June 14, 2011 — The two organizations that provide technology infrastructure and support on Grounds at the University of Virginia – ITC and ISDS – are merging, said James Hilton, vice president and chief information officer.
"We're seizing the opportunity to be more efficient and to better align with the University's ambitions," he said.
The merger of Information Technology and Communication with Integrated System Development and Support will be called Information Technology Services, or ITS.
Hilton said that in meetings and retreats over the last year, he and his staff focused on thinking about their place in the institution and how they could better serve all of their constituents, including faculty, staff and students.
They kept returning to one word: predictability.
"It may not sound exciting, but in fact it is," Hilton said. "Predictability is about doing what we say we are going to do and getting it done by the deadline we set. Being a predictable organization makes it possible for others to make plans based on our promises. It also helps us prioritize our resources. And it reduces stress. Predictable organizations are not stressed organizations. At its heart, predictability is about organizational integrity."
As his staff began to rally around the call for predictability, Hilton and his leadership team began asking whether the current organizational structure was optimized for predictability. What they quickly concluded was that it is not.
The organizational structure that has been in place was confusing, Hilton said. "It appeared stove-piped and inflexible; and did little to guide resource allocation," he said.
Although ITC and ISDS were originally two organizations, as time evolved, Hilton said, it became apparent that there were more similarities than differences in the work each performed. As one organization, ITS will gain efficiencies and the opportunity to better share ideas and resources.
"ITC and ISDS do great things," Hilton said, "and we could have kept on the way we were, but we knew we couldn't get to the next level without making changes."
Hilton likens this change to a merger between two airlines, each with different cultures, different processes, and even different paint schemes. Mergers like these take time and there will likely be some bumps, he said, but if done correctly, you end up with a single organization that preserves the best of each separate organization and that runs much more efficiently and predictably.
Having a central information technology environment that is efficient and predictable is critical to the larger goals of:
• Establishing the University as a place of choice for "computationally intense" scholars;
• Establishing ITS as an "elite exemplar" of production excellence for University-wide services; and
• Creating an environment where information technology is seen as a strategic asset throughout the University.

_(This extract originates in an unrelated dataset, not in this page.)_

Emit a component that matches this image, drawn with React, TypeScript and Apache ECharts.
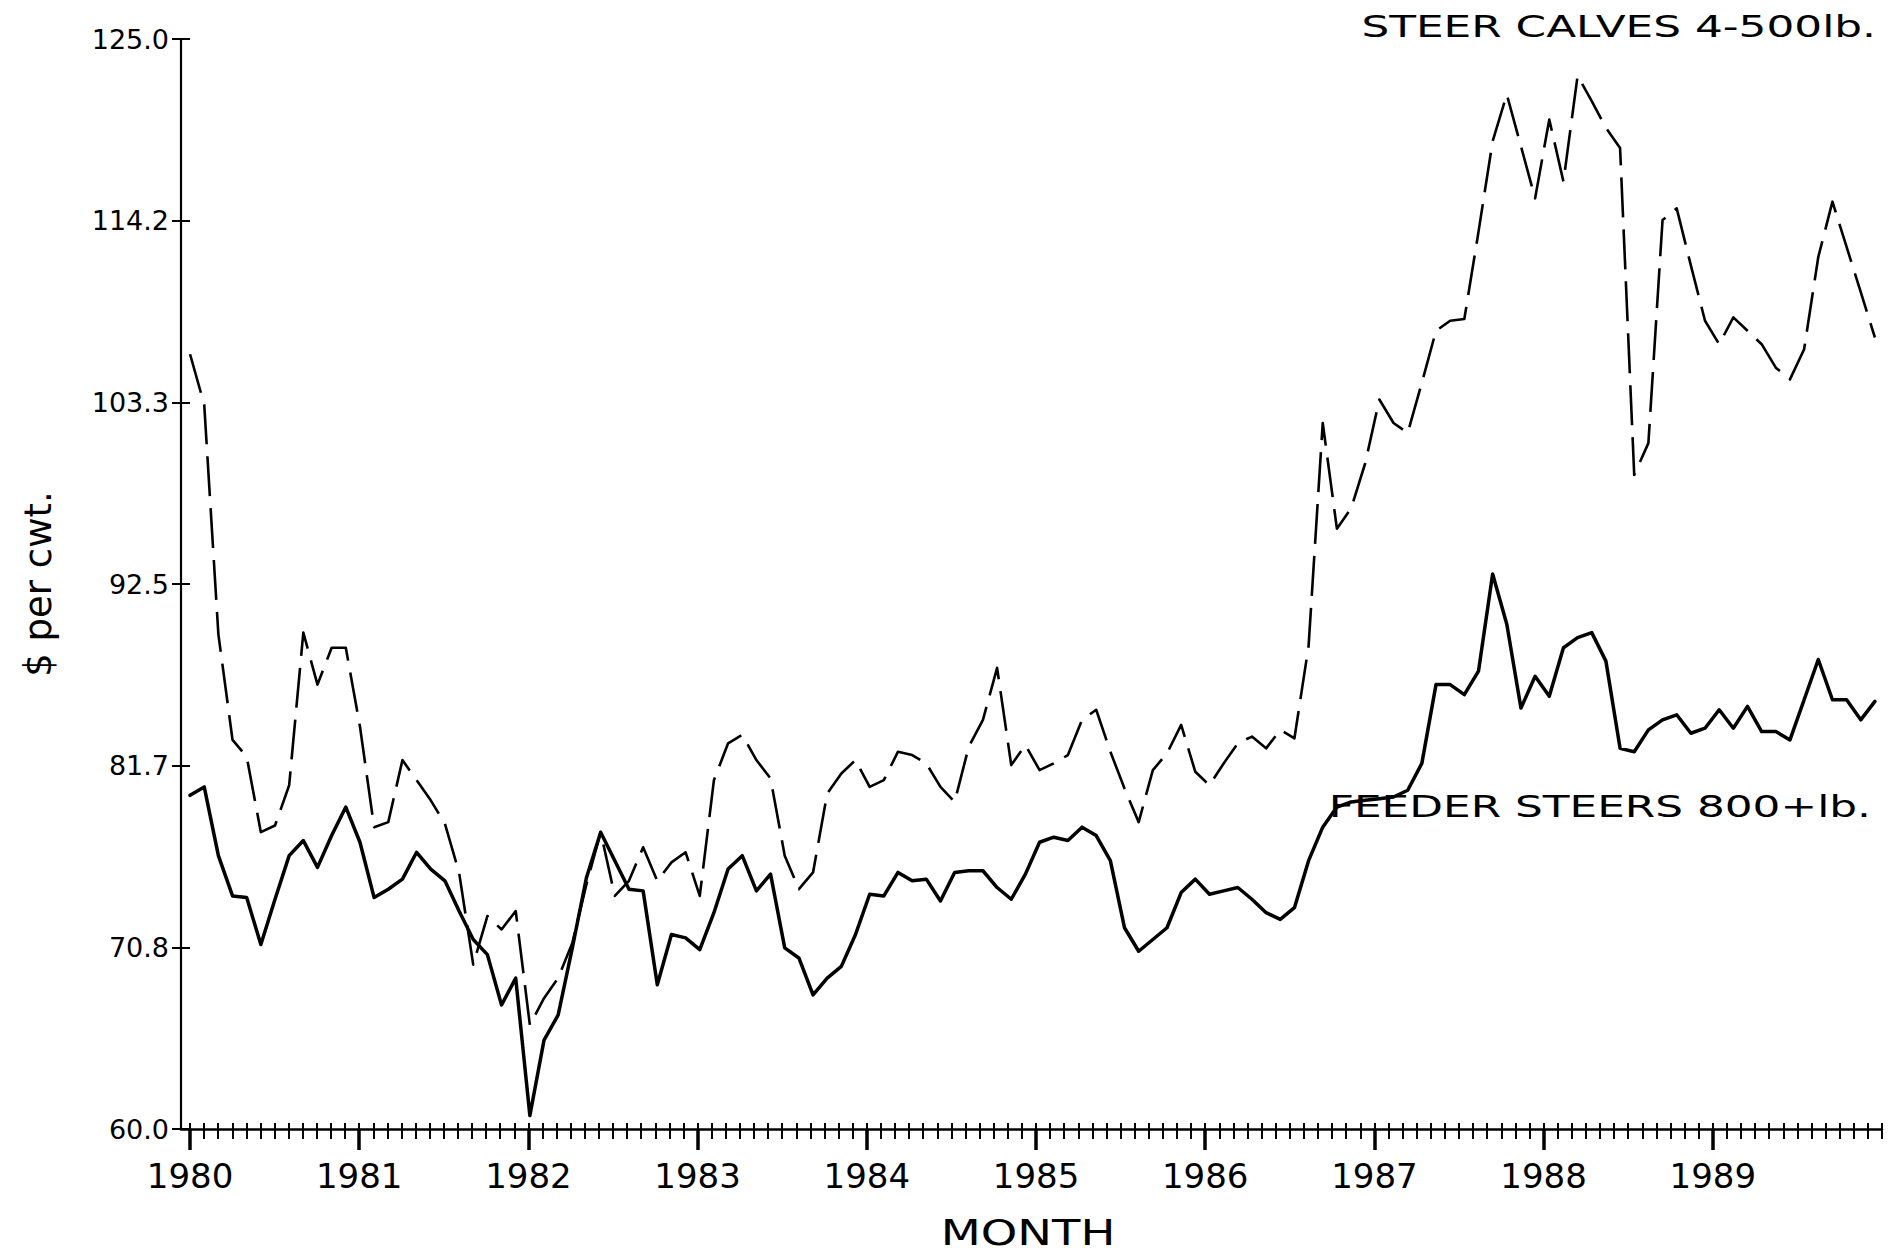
import React, { useEffect, useRef } from 'react';
import * as echarts from 'echarts';

// ---- data (monthly, Jan 1980 .. Dec 1989) ----
const yearLabels = ['1980', '1981', '1982', '1983', '1984', '1985', '1986', '1987', '1988', '1989'];
const yTickValues = [60, 70.8333, 81.6667, 92.5, 103.3333, 114.1667, 125];
const seriesLabels = ['STEER CALVES 4-500lb.', 'FEEDER STEERS 800+lb.'];
const xAxisTitle = 'MONTH';
const yAxisTitle = '$ per cwt.';

// solid line
const feederSteers = [
  79.9, 80.4, 76.3, 73.9, 73.8, 71.0, 73.7, 76.3, 77.2, 75.6, 77.5, 79.2,
  77.1, 73.8, 74.3, 74.9, 76.5, 75.5, 74.8, 73.0, 71.3, 70.4, 67.4, 69.0,
  60.8, 65.3, 66.8, 70.8, 75.0, 77.7, 76.0, 74.3, 74.2, 68.6, 71.6, 71.4,
  70.7, 72.9, 75.5, 76.3, 74.2, 75.2, 70.8, 70.2, 68.0, 69.0, 69.7, 71.6,
  74.0, 73.9, 75.3, 74.8, 74.9, 73.6, 75.3, 75.4, 75.4, 74.4, 73.7, 75.2,
  77.1, 77.4, 77.2, 78.0, 77.5, 76.0, 72.0, 70.6, 71.3, 72.0, 74.1, 74.9,
  74.0, 74.2, 74.4, 73.7, 72.9, 72.5, 73.2, 76.0, 78.0, 79.2, 79.5, 79.6,
  79.7, 79.8, 80.2, 81.8, 86.5, 86.5, 85.9, 87.3, 93.1, 90.1, 85.1, 87.0,
  85.8, 88.7, 89.3, 89.6, 87.9, 82.7, 82.5, 83.8, 84.4, 84.7, 83.6, 83.9,
  85.0, 83.9, 85.2, 83.7, 83.7, 83.2, 85.6, 88.0, 85.6, 85.6, 84.4, 85.5,
];

// dashed line
const steerCalves = [
  106.2, 103.2, 89.5, 83.2, 82.2, 77.7, 78.1, 80.5, 89.6, 86.5, 88.7, 88.7,
  84.0, 78.0, 78.3, 82.0, 80.8, 79.6, 78.2, 75.3, 69.8, 72.7, 71.9, 73.0,
  66.2, 67.8, 69.0, 71.1, 74.6, 77.7, 73.9, 74.8, 76.8, 74.8, 75.9, 76.5,
  73.9, 80.8, 83.0, 83.5, 82.0, 80.9, 76.3, 74.3, 75.3, 80.0, 81.2, 82.0,
  80.4, 80.8, 82.5, 82.3, 81.8, 80.4, 79.5, 82.8, 84.4, 87.5, 81.7, 82.9,
  81.4, 81.8, 82.3, 84.4, 85.0, 82.5, 80.3, 78.3, 81.4, 82.4, 84.1, 81.3,
  80.5, 81.8, 83.0, 83.4, 82.7, 83.8, 83.3, 88.8, 102.1, 95.8, 97.0, 99.7,
  103.5, 102.1, 101.5, 104.5, 107.6, 108.2, 108.3, 113.5, 118.9, 121.7, 118.6, 115.5,
  120.2, 116.5, 122.8, 121.3, 119.7, 118.5, 99.0, 100.9, 114.2, 114.9, 111.5, 108.2,
  106.8, 108.4, 107.6, 106.8, 105.4, 104.7, 106.5, 112.0, 115.3, 112.6, 109.9, 107.2,
];

const FONT = "'DejaVu Sans', 'Liberation Sans', sans-serif";
const INK = '#000000';

export default function App() {
  const ref = useRef<HTMLDivElement | null>(null);

  useEffect(() => {
    if (!ref.current) return;
    const chart = echarts.init(ref.current, undefined, { renderer: 'svg' });

    const monthsPerYear = 12;
    const totalMonths = yearLabels.length * monthsPerYear;
    const monthTicks = Array.from({ length: totalMonths + 1 }, (_, i) => i);
    const yearTicks = yearLabels.map((_, k) => k * monthsPerYear);

    const baseTickAxis = {
      type: 'value',
      min: -0.64,
      max: totalMonths,
      position: 'bottom',
      offset: 0,
      splitLine: { show: false },
      axisLabel: { show: false },
    };

    const textStyleBase = {
      fontFamily: FONT,
      fontSize: 30,
      fill: INK,
      verticalAlign: 'middle',
      textVerticalAlign: 'middle',
    };

    const option: any = {
      animation: false,
      backgroundColor: '#ffffff',
      textStyle: { fontFamily: FONT, color: INK },
      grid: {
        left: 181,
        right: 17,
        top: 39,
        bottom: 124,
        containLabel: false,
        outerBoundsMode: 'none',
      },
      xAxis: [
        // data axis (hidden)
        { type: 'value', min: -0.64, max: 119.5, show: false, position: 'bottom' },
        // monthly ticks, upper half
        {
          ...baseTickAxis,
          axisLine: { show: true, onZero: false, lineStyle: { color: INK, width: 2.5 } },
          axisTick: { show: true, inside: true, length: 6, customValues: monthTicks, lineStyle: { color: INK, width: 2 } },
        },
        // monthly ticks, lower half
        {
          ...baseTickAxis,
          axisLine: { show: false, onZero: false },
          axisTick: { show: true, inside: false, length: 10, customValues: monthTicks, lineStyle: { color: INK, width: 2 } },
        },
        // yearly ticks + labels
        {
          ...baseTickAxis,
          axisLine: { show: false, onZero: false },
          axisTick: { show: true, inside: false, length: 21, customValues: yearTicks, lineStyle: { color: INK, width: 3.5 } },
          axisLabel: {
            show: true,
            customValues: yearTicks,
            formatter: (v: number) => yearLabels[Math.round(v / monthsPerYear)] ?? '',
            margin: 30,
            color: INK,
            fontFamily: FONT,
            fontSize: 34,
          },
        },
      ],
      yAxis: [
        {
          type: 'value',
          min: 60,
          max: 125,
          position: 'left',
          offset: 0,
          axisLine: { show: true, onZero: false, lineStyle: { color: INK, width: 2.2 } },
          axisTick: { show: true, inside: false, length: 9, customValues: yTickValues, lineStyle: { color: INK, width: 2 } },
          axisLabel: {
            show: true,
            customValues: yTickValues,
            formatter: (v: number) => v.toFixed(1),
            margin: 12,
            color: INK,
            fontFamily: FONT,
            fontSize: 27,
          },
          splitLine: { show: false },
          name: yAxisTitle,
          nameLocation: 'middle',
          nameGap: 124,
          nameTextStyle: { color: INK, fontFamily: FONT, fontSize: 37 },
        },
        {
          type: 'value',
          min: 60,
          max: 125,
          position: 'left',
          offset: 0,
          axisLine: { show: false, onZero: false },
          axisTick: { show: true, inside: true, length: 9, customValues: yTickValues, lineStyle: { color: INK, width: 2 } },
          axisLabel: { show: false },
          splitLine: { show: false },
        },
      ],
      series: [
        {
          type: 'line',
          name: seriesLabels[1],
          xAxisIndex: 0,
          yAxisIndex: 0,
          data: feederSteers.map((v, i) => [i, v]),
          symbol: 'none',
          showSymbol: false,
          lineStyle: { color: INK, width: 3.5, join: 'round', cap: 'round' },
          z: 3,
        },
        {
          type: 'line',
          name: seriesLabels[0],
          xAxisIndex: 0,
          yAxisIndex: 0,
          data: steerCalves.map((v, i) => [i, v]),
          symbol: 'none',
          showSymbol: false,
          lineStyle: { color: INK, width: 2.6, type: [40, 12], join: 'round' },
          z: 3,
        },
      ],
      graphic: [
        {
          type: 'text',
          x: 1876,
          y: 27,
          scaleX: 1.46,
          z: 10,
          style: { ...textStyleBase, text: seriesLabels[0], align: 'right', textAlign: 'right' },
        },
        {
          type: 'text',
          x: 1871,
          y: 807,
          scaleX: 1.46,
          z: 10,
          style: { ...textStyleBase, text: seriesLabels[1], align: 'right', textAlign: 'right' },
        },
        {
          type: 'text',
          x: 1028,
          y: 1232,
          scaleX: 1.29,
          z: 10,
          style: {
            ...textStyleBase,
            fontSize: 36,
            text: xAxisTitle,
            align: 'center',
            textAlign: 'center',
          },
        },
      ],
    };

    chart.setOption(option);
    return () => {
      chart.dispose();
    };
  }, []);

  return (
    <div
      ref={ref}
      style={{ position: 'fixed', left: 0, top: 0, width: 1899, height: 1253, background: '#ffffff' }}
    />
  );
}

To achieve those goals, Hilton has appointed Virginia Evans, the current assistant vice president for ISDS, as associate vice president of ITS to lead the technology services arm of the new organization and has made six other organizational changes that reflect six strategic areas of priority. New appointments include:
• Jim Jokl, associate vice president for enterprise architecture, will oversee the design and future evolution of the University's information technology environment.
• Terry Lockard, assistant vice president for strategic communications, will focus on engagement with the University community.
• Susie McCormick, assistant vice president for budget and administration, will oversee the combined budgets.
• Shirley Payne, assistant vice president for security, policy and records management, will continue to oversee this strategic priority.
• Don Reynard, assistant vice president for portfolio and project management, will be responsible for resource allocation, both people and dollars.
• Tim Sigmon, assistant vice president for next-generation scholarly technology, will lead the way in future development, acquisition of new tools and the University Library partnership on digital preservation.
Hilton said he is pleased with the direction his organization is taking and believes that it will bring clarity to the role of information technology in today's university.
"Having a single central IT organization will maximize opportunities for flexibility and new efficiencies," he added. "Establishing six areas of strategic focus will allow the University to make wise decisions in the face of a rapidly changing world."